===== Records for this exercise =====

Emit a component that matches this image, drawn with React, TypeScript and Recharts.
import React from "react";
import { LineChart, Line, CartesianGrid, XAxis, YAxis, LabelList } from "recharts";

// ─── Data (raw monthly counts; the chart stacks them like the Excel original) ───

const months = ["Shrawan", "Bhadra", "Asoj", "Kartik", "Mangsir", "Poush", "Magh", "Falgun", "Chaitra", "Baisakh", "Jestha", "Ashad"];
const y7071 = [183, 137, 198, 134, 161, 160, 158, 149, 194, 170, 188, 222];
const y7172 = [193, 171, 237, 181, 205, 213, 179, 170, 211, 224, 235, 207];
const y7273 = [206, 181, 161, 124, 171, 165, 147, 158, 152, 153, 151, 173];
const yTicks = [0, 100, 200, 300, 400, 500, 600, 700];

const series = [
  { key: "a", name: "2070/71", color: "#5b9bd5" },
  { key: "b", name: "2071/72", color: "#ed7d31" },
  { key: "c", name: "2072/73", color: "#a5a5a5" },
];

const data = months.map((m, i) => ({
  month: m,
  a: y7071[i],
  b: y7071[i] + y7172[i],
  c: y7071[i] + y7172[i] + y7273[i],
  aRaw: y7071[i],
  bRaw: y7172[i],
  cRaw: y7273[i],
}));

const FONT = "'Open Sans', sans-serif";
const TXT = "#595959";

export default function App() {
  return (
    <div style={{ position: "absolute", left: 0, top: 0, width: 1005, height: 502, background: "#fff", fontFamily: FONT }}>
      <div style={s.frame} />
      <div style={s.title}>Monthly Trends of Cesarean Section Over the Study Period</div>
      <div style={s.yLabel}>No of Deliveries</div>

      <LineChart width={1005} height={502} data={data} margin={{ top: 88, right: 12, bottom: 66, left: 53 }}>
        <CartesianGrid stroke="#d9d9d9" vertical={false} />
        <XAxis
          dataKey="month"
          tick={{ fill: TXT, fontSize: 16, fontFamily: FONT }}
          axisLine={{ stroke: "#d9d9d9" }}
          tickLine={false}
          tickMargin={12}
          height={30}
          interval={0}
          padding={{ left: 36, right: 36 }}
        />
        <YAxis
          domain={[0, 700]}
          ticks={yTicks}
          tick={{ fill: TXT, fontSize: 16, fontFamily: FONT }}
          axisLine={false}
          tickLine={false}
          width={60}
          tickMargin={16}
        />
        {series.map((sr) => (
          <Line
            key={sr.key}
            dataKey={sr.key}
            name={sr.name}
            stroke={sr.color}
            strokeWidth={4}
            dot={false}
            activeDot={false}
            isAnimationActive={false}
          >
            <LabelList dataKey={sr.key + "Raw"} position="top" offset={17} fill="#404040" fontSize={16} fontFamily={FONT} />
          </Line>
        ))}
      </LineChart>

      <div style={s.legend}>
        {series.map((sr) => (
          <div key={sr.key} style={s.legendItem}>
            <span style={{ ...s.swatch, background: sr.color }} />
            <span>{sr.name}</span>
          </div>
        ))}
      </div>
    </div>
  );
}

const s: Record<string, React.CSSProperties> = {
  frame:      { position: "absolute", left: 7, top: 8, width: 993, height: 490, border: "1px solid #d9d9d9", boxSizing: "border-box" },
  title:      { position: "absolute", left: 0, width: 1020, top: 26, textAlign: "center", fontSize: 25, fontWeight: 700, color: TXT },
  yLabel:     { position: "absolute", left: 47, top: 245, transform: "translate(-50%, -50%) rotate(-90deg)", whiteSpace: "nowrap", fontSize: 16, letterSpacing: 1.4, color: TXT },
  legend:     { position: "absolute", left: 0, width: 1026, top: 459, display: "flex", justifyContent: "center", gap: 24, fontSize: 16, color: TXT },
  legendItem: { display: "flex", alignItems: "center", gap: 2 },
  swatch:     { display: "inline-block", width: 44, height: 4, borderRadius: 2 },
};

=====
===== Records for this exercise =====

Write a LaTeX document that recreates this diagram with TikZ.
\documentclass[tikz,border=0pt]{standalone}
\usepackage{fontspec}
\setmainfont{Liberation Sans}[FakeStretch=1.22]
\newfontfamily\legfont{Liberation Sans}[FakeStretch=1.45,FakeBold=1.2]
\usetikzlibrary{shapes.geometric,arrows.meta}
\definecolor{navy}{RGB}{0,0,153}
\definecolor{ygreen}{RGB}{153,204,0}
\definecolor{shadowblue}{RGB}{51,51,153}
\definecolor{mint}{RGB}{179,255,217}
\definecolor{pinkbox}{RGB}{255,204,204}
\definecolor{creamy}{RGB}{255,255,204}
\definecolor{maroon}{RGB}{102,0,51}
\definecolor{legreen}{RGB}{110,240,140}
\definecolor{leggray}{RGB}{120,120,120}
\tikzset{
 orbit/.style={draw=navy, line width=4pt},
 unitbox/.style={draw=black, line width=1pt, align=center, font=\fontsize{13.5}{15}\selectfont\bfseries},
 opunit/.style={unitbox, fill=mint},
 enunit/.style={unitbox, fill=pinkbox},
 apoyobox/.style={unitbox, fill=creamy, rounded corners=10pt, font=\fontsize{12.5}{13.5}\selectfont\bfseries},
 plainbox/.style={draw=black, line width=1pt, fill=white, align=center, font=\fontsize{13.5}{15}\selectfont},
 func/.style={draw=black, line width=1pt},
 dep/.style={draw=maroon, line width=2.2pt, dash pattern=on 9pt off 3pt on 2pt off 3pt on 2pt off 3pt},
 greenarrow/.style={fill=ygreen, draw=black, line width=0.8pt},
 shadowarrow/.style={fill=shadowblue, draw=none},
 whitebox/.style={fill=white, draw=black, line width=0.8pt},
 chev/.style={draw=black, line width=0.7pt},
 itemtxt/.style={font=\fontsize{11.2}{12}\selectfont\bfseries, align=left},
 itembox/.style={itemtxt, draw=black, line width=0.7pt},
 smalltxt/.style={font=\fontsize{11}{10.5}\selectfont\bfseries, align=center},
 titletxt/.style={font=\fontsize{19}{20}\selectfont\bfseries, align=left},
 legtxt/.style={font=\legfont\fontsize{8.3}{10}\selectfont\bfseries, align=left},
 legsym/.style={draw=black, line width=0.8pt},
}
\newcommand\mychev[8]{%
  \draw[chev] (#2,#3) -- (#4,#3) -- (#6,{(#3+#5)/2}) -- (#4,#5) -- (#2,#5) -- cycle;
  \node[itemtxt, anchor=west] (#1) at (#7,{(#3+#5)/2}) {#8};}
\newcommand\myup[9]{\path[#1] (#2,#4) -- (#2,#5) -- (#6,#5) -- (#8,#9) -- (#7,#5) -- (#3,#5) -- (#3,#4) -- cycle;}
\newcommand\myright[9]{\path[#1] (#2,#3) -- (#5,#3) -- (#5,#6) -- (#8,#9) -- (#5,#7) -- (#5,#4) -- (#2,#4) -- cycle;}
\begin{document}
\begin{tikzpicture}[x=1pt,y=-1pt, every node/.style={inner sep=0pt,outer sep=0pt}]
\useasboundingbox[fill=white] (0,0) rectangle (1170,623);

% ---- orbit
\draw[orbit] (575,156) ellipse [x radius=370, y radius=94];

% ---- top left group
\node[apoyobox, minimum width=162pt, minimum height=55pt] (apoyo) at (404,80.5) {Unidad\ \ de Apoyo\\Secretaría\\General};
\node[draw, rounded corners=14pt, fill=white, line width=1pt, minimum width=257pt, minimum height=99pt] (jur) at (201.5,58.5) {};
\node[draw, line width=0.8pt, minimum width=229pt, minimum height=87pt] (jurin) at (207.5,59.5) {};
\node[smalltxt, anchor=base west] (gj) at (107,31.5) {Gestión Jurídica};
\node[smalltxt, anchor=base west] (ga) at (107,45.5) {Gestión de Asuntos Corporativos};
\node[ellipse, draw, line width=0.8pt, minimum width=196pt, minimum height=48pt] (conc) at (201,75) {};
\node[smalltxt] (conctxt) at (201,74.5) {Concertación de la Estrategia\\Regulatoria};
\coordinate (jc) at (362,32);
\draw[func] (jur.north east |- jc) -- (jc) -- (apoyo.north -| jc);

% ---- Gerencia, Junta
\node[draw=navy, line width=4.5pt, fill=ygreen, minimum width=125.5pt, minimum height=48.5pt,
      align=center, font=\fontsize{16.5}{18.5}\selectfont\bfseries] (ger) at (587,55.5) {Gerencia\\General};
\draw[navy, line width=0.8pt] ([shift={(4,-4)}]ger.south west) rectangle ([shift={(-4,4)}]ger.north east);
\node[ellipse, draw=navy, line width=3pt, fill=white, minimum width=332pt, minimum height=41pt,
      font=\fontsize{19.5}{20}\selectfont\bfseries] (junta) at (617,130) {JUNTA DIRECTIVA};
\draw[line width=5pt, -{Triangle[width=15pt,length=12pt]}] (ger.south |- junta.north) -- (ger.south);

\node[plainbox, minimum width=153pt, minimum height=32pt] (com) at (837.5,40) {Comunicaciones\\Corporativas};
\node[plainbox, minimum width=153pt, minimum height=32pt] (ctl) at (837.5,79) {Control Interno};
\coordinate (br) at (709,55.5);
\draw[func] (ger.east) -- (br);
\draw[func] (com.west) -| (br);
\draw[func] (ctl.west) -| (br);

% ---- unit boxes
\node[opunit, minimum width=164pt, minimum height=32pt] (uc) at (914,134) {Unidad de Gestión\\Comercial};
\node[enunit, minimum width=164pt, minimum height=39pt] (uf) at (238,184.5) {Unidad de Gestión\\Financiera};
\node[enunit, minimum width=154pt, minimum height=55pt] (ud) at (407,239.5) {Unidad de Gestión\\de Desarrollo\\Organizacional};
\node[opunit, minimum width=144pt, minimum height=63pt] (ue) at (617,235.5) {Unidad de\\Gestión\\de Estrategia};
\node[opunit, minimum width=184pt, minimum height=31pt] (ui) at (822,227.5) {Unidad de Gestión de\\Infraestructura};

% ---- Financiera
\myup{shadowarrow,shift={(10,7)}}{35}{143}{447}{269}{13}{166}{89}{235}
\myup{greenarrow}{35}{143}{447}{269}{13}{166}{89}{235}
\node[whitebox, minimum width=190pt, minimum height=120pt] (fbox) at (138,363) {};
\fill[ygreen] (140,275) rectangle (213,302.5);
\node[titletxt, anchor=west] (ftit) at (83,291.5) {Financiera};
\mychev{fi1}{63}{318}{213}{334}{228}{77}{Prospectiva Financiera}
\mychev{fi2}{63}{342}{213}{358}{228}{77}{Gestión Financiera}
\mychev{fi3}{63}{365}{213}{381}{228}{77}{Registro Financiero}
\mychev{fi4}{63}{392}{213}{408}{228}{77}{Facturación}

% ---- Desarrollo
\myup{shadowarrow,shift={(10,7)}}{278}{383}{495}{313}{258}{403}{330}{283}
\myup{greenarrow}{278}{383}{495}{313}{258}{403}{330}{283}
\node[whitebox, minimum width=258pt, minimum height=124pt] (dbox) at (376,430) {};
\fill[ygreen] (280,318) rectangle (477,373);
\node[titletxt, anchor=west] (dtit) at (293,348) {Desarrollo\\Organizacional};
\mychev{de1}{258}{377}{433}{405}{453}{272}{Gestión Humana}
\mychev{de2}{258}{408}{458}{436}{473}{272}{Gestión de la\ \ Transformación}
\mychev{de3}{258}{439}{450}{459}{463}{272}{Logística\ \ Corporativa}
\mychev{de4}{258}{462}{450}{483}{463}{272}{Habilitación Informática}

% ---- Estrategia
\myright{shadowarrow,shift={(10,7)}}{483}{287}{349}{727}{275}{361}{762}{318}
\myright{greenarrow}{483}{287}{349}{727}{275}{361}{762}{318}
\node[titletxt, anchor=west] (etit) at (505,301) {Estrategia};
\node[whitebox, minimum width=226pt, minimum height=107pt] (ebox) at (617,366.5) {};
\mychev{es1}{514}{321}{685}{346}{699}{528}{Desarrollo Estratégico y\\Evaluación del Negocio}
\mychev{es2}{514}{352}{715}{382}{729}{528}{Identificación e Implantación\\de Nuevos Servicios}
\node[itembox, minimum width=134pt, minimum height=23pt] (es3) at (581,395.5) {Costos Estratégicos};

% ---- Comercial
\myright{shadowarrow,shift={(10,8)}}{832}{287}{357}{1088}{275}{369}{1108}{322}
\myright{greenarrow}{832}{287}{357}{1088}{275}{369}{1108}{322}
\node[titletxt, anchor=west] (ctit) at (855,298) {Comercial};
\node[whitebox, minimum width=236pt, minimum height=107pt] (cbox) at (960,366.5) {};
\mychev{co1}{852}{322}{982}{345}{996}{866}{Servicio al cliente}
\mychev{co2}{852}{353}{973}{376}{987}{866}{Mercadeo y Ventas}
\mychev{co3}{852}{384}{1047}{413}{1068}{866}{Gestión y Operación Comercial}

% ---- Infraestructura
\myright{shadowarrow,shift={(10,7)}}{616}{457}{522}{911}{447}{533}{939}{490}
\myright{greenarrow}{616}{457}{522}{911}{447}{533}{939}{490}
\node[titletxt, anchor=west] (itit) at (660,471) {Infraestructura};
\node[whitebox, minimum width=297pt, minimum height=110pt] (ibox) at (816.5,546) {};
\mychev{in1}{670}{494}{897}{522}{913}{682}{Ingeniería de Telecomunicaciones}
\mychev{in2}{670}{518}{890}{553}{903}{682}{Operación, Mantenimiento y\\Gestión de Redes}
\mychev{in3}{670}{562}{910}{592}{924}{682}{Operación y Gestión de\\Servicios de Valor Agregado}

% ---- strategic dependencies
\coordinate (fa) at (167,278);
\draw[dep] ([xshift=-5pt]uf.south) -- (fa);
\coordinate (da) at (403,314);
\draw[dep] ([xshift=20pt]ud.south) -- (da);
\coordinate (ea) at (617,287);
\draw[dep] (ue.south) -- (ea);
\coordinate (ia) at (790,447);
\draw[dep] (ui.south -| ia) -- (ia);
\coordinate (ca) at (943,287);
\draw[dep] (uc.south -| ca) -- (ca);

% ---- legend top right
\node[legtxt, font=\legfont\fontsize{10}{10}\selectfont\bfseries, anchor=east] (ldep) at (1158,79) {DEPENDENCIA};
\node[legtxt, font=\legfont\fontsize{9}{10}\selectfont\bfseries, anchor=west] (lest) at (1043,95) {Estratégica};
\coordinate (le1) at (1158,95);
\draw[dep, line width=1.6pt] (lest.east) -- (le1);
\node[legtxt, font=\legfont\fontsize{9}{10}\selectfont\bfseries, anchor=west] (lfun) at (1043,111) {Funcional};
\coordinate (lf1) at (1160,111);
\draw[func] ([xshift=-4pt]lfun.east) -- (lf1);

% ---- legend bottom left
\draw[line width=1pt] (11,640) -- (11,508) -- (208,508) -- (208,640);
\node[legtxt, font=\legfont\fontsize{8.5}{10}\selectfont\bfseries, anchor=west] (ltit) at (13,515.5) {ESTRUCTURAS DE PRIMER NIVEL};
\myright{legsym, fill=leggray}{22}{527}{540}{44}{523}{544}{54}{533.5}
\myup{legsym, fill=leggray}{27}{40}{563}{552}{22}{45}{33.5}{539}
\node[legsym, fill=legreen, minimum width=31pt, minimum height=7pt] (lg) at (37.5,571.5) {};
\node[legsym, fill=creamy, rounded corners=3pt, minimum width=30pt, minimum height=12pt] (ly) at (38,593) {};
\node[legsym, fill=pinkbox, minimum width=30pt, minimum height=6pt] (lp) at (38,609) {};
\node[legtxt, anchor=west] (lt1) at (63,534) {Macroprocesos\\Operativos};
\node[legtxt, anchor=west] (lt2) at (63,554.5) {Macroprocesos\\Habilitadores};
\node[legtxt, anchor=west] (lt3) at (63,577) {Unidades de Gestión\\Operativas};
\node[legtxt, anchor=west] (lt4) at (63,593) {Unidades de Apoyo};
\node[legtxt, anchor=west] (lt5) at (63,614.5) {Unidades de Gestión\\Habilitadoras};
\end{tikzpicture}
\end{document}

=====

Task objective: Nothing beyond the lines starting at the line containing "Emit a component" and ending at the line containing "Excel original) ───" is to be reproduced; reproduce those lines exactly, both ends included.

Result of the exercise:
Emit a component that matches this image, drawn with React, TypeScript and Recharts.
import React from "react";
import { LineChart, Line, CartesianGrid, XAxis, YAxis, LabelList } from "recharts";

// ─── Data (raw monthly counts; the chart stacks them like the Excel original) ───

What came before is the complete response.